======== Data listing ========

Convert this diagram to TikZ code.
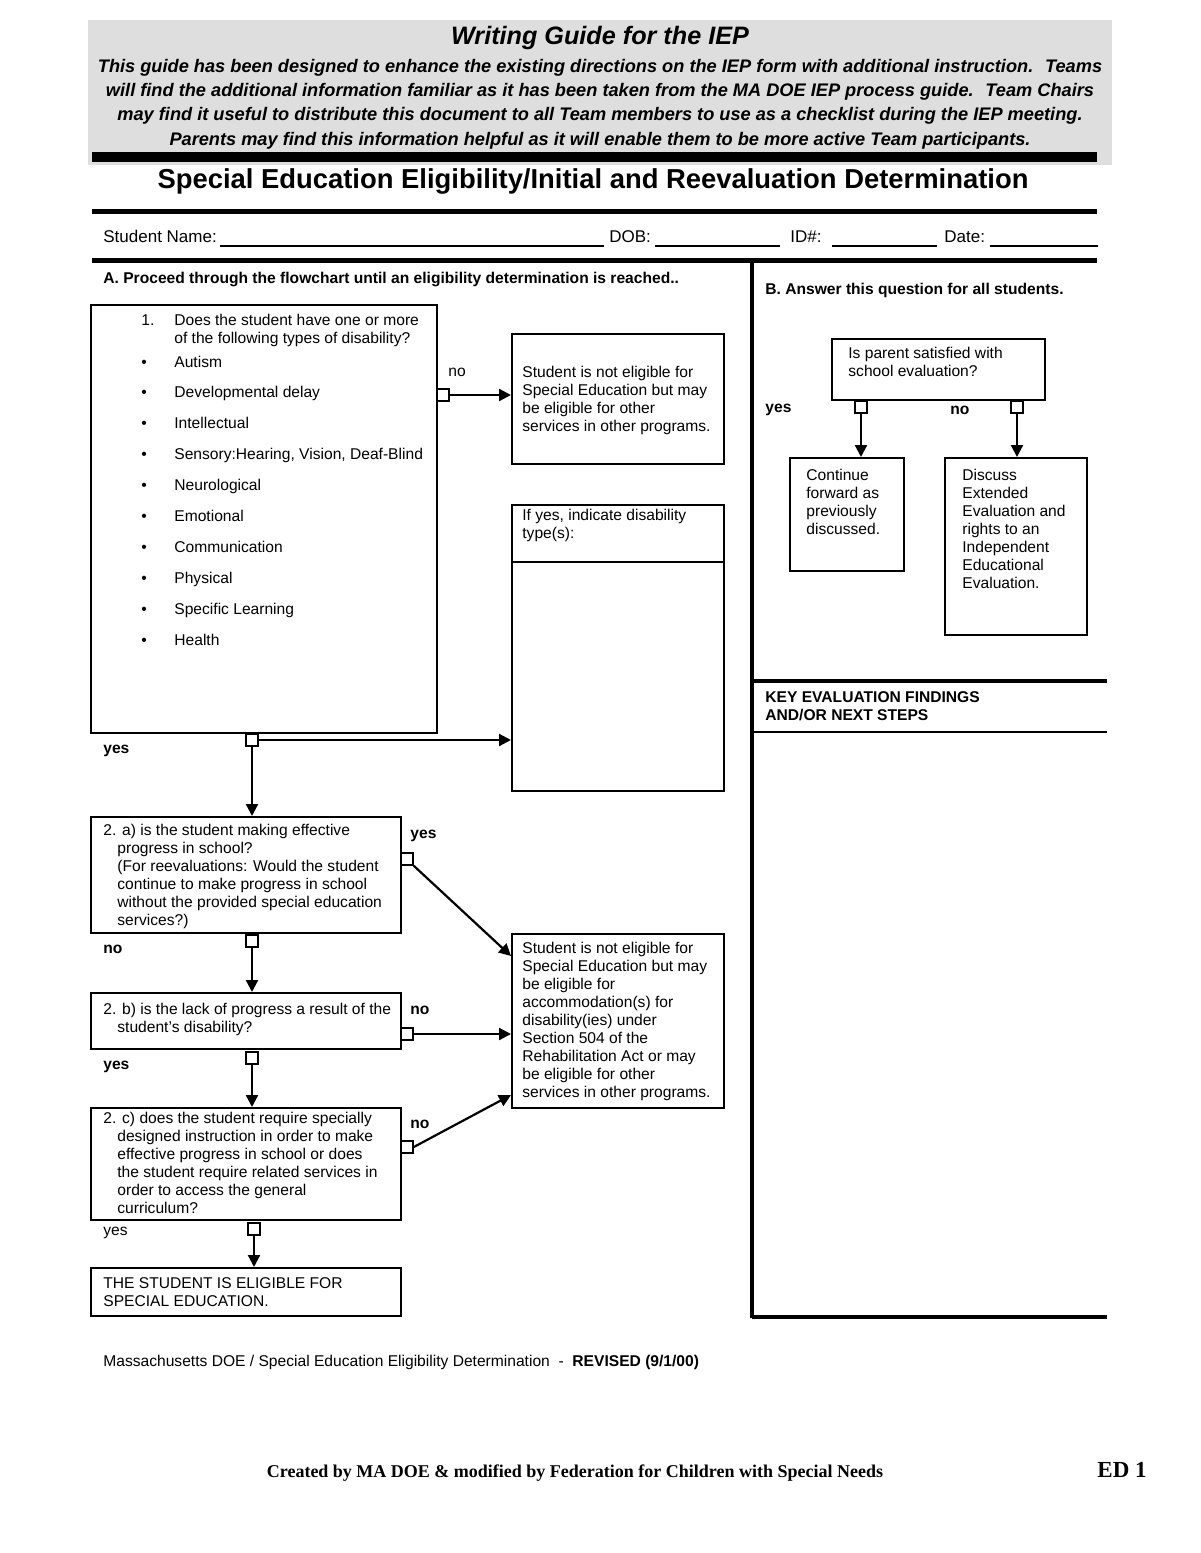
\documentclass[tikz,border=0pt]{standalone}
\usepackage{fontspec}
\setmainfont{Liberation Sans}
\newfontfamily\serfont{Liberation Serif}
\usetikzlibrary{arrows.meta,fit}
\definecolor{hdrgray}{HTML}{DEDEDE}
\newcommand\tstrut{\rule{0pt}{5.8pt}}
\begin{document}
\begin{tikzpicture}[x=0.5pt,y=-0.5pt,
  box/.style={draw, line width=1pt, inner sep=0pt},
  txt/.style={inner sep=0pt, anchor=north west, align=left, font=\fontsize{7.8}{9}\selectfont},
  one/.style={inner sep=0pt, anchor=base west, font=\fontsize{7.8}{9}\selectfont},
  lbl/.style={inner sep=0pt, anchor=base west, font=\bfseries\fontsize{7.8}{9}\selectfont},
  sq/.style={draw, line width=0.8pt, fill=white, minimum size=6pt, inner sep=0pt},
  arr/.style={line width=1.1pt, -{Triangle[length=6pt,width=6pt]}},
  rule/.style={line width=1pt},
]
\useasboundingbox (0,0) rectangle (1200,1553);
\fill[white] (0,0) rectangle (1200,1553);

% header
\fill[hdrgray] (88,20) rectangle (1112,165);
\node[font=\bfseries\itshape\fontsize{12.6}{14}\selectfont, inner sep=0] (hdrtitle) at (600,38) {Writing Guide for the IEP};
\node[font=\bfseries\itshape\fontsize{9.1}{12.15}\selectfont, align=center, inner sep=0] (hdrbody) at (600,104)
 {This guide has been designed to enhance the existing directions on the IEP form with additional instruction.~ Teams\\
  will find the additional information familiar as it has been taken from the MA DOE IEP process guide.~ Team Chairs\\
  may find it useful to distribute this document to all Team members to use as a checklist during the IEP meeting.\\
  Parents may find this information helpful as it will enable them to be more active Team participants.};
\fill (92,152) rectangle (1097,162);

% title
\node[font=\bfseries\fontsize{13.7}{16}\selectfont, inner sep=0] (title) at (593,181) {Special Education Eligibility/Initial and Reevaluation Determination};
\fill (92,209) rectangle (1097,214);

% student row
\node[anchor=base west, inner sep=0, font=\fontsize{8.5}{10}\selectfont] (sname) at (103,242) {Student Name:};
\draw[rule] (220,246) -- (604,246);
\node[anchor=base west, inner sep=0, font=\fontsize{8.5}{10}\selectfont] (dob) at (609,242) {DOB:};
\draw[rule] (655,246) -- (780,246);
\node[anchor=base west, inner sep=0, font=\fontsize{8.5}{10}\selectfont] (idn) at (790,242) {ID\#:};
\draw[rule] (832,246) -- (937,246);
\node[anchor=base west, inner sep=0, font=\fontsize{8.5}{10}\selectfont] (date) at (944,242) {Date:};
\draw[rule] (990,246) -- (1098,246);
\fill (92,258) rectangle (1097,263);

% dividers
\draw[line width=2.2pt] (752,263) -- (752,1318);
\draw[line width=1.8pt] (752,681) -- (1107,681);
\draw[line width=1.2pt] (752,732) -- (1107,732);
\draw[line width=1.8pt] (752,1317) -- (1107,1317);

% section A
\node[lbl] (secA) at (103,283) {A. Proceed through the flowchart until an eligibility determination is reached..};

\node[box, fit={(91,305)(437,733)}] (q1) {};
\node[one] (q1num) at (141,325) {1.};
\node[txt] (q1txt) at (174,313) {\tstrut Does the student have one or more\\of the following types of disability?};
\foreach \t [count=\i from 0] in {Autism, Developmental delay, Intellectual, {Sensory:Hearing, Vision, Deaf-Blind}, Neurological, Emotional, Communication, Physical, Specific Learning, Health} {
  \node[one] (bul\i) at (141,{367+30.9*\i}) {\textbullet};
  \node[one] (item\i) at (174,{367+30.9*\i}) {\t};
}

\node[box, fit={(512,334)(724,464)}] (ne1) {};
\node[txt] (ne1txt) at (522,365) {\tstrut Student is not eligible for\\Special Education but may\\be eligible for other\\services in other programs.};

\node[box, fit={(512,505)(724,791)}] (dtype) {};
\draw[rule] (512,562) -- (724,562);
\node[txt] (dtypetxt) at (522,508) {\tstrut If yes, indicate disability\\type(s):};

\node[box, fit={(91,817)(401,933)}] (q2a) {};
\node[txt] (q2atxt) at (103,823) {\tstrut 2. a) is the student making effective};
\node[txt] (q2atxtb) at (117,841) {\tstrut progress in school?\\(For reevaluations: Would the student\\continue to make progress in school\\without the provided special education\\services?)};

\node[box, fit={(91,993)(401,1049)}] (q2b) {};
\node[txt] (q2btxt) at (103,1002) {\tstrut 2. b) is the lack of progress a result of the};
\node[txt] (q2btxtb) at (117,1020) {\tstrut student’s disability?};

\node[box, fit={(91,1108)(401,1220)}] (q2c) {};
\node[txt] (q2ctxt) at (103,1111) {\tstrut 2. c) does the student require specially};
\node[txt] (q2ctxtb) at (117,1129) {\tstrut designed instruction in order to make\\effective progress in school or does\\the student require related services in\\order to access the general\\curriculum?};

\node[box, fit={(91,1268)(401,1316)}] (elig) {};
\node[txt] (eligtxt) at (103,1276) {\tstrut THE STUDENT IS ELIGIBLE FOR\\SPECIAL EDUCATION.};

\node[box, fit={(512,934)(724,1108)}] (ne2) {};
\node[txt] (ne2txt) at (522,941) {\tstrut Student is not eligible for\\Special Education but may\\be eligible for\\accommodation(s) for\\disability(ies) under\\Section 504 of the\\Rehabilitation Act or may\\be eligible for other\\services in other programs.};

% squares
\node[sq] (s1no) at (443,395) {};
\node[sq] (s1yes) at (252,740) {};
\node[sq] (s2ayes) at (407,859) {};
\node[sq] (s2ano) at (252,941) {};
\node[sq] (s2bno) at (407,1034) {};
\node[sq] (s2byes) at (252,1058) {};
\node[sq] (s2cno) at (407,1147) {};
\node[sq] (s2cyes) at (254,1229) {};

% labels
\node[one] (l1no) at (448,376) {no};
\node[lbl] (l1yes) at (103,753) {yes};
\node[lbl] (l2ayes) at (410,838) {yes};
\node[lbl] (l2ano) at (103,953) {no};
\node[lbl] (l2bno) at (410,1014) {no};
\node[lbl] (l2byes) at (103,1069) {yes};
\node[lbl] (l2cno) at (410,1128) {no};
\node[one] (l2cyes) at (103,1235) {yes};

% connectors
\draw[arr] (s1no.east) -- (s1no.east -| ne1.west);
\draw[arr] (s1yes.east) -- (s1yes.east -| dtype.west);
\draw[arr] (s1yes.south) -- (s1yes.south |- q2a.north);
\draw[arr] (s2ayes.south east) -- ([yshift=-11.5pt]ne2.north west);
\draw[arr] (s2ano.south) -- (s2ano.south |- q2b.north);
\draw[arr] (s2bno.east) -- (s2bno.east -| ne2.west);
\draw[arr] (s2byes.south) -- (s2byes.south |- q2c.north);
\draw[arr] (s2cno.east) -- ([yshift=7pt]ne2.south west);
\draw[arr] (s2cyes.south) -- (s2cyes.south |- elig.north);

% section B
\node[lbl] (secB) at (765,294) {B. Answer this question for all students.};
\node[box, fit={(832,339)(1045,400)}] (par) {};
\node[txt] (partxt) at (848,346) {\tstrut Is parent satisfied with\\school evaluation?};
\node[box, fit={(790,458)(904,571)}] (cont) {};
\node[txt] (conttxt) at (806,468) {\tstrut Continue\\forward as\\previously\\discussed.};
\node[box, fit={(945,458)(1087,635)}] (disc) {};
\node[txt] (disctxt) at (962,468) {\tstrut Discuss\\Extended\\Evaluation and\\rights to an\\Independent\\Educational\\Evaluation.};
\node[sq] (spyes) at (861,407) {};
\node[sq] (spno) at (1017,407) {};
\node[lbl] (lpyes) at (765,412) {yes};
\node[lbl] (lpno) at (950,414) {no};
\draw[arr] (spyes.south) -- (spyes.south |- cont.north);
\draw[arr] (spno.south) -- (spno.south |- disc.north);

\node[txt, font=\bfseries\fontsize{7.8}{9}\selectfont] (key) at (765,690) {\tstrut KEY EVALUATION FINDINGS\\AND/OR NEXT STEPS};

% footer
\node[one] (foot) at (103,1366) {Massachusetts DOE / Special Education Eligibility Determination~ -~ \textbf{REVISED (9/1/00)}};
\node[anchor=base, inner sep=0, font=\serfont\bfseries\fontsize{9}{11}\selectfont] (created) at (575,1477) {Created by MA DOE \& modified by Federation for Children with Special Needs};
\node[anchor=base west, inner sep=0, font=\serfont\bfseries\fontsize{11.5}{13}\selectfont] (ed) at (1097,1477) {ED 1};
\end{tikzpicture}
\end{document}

========
======== Data listing ========

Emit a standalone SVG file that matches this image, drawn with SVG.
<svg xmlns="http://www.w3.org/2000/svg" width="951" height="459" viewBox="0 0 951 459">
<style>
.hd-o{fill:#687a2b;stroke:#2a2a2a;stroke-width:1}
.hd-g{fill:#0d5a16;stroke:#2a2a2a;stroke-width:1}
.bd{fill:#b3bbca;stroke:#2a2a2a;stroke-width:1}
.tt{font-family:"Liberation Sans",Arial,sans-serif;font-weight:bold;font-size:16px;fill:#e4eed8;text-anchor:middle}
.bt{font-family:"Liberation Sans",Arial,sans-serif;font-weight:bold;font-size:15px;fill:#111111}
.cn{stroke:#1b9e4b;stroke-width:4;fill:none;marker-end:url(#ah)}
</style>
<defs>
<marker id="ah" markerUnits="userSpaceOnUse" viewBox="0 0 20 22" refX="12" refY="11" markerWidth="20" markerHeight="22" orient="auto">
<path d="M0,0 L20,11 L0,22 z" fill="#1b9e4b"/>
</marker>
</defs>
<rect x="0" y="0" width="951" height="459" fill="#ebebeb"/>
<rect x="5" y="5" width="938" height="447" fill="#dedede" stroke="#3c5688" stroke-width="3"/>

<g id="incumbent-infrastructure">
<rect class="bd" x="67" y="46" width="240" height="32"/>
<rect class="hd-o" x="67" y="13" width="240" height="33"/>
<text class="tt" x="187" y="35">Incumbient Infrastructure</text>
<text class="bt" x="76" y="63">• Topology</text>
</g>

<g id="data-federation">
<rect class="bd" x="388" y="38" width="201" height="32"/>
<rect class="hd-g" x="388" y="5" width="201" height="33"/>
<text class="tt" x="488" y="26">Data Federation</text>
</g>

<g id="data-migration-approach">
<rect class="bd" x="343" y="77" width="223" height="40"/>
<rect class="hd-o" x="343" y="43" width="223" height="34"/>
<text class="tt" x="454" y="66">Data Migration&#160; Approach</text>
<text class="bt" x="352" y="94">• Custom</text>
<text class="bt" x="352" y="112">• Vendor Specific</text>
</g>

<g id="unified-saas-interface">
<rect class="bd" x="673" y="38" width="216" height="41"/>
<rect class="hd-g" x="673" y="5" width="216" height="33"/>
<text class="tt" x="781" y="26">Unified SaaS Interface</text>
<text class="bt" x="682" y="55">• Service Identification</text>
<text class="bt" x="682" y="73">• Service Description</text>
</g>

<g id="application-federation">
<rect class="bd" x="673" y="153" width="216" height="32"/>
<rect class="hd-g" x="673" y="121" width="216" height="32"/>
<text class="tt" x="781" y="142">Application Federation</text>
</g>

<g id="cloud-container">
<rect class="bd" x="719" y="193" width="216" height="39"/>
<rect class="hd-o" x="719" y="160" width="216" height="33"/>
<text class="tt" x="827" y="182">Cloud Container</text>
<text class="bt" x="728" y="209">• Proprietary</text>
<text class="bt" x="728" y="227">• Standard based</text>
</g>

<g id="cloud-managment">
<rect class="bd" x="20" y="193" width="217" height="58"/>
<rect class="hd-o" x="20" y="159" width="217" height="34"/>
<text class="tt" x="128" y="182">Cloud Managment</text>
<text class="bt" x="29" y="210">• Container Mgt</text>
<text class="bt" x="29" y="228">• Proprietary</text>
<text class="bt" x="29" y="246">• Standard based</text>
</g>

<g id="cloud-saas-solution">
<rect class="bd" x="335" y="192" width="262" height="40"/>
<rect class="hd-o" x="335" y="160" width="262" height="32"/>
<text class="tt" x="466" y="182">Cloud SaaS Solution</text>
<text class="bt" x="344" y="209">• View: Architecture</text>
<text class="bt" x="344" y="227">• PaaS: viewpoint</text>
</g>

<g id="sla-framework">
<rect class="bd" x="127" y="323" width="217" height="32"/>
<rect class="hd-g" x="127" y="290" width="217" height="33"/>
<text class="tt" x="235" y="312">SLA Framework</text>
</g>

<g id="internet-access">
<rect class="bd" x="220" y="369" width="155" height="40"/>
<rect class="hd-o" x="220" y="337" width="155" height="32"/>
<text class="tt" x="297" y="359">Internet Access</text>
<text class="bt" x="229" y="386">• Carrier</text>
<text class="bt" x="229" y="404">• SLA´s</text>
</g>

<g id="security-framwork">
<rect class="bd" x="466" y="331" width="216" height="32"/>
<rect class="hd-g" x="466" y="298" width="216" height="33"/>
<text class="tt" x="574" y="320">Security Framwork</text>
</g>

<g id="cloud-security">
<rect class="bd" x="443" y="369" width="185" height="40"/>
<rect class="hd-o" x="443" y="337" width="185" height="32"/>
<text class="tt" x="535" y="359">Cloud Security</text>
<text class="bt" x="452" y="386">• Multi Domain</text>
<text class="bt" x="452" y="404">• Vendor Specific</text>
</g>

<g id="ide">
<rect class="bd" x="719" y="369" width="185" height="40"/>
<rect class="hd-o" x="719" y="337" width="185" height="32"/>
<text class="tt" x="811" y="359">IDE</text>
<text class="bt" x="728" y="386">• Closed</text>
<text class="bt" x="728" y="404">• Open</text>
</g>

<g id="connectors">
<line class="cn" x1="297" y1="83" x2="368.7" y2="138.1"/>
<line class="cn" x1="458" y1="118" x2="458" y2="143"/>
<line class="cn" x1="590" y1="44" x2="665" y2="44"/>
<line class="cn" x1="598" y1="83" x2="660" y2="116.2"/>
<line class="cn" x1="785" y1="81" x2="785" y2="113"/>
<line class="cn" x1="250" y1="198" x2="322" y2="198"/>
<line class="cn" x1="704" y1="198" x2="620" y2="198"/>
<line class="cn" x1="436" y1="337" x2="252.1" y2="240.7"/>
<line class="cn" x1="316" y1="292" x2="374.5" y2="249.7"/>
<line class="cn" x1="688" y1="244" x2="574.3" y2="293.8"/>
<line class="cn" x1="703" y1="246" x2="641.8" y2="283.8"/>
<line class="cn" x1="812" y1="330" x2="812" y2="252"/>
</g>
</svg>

========
======== Data listing ========

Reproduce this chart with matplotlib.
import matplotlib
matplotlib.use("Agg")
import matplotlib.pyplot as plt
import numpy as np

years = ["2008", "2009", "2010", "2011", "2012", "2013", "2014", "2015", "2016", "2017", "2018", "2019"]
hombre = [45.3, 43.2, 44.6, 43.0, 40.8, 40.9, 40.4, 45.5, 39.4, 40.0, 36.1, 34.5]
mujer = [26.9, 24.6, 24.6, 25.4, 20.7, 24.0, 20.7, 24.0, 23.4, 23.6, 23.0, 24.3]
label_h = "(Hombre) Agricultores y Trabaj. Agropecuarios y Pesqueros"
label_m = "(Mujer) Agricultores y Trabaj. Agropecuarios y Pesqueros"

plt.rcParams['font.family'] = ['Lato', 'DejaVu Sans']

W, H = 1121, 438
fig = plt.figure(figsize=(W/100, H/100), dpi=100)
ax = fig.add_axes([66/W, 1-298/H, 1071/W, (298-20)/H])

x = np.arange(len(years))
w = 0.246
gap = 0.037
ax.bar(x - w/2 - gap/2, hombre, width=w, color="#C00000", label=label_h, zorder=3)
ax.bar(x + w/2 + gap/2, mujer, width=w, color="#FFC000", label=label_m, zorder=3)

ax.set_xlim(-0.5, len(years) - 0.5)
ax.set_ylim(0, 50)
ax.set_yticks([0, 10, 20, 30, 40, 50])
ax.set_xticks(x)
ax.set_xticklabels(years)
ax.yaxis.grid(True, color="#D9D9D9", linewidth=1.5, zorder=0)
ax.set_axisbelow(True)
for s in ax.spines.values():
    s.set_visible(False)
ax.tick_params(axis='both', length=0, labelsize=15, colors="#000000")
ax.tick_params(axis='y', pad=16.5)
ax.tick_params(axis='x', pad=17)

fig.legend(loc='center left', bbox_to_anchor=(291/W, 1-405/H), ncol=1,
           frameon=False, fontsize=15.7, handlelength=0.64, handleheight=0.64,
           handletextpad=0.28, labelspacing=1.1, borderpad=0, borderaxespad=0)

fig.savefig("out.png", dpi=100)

========

- Description of the task -
Give back, exactly as written, each line from the one that contains "Reproduce this chart with matplotlib." through the one that contains "plt.rcParams['font.family'] = ['Lato', 'DejaVu".

- Exercise solution -
Reproduce this chart with matplotlib.
import matplotlib
matplotlib.use("Agg")
import matplotlib.pyplot as plt
import numpy as np

years = ["2008", "2009", "2010", "2011", "2012", "2013", "2014", "2015", "2016", "2017", "2018", "2019"]
hombre = [45.3, 43.2, 44.6, 43.0, 40.8, 40.9, 40.4, 45.5, 39.4, 40.0, 36.1, 34.5]
mujer = [26.9, 24.6, 24.6, 25.4, 20.7, 24.0, 20.7, 24.0, 23.4, 23.6, 23.0, 24.3]
label_h = "(Hombre) Agricultores y Trabaj. Agropecuarios y Pesqueros"
label_m = "(Mujer) Agricultores y Trabaj. Agropecuarios y Pesqueros"

plt.rcParams['font.family'] = ['Lato', 'DejaVu Sans']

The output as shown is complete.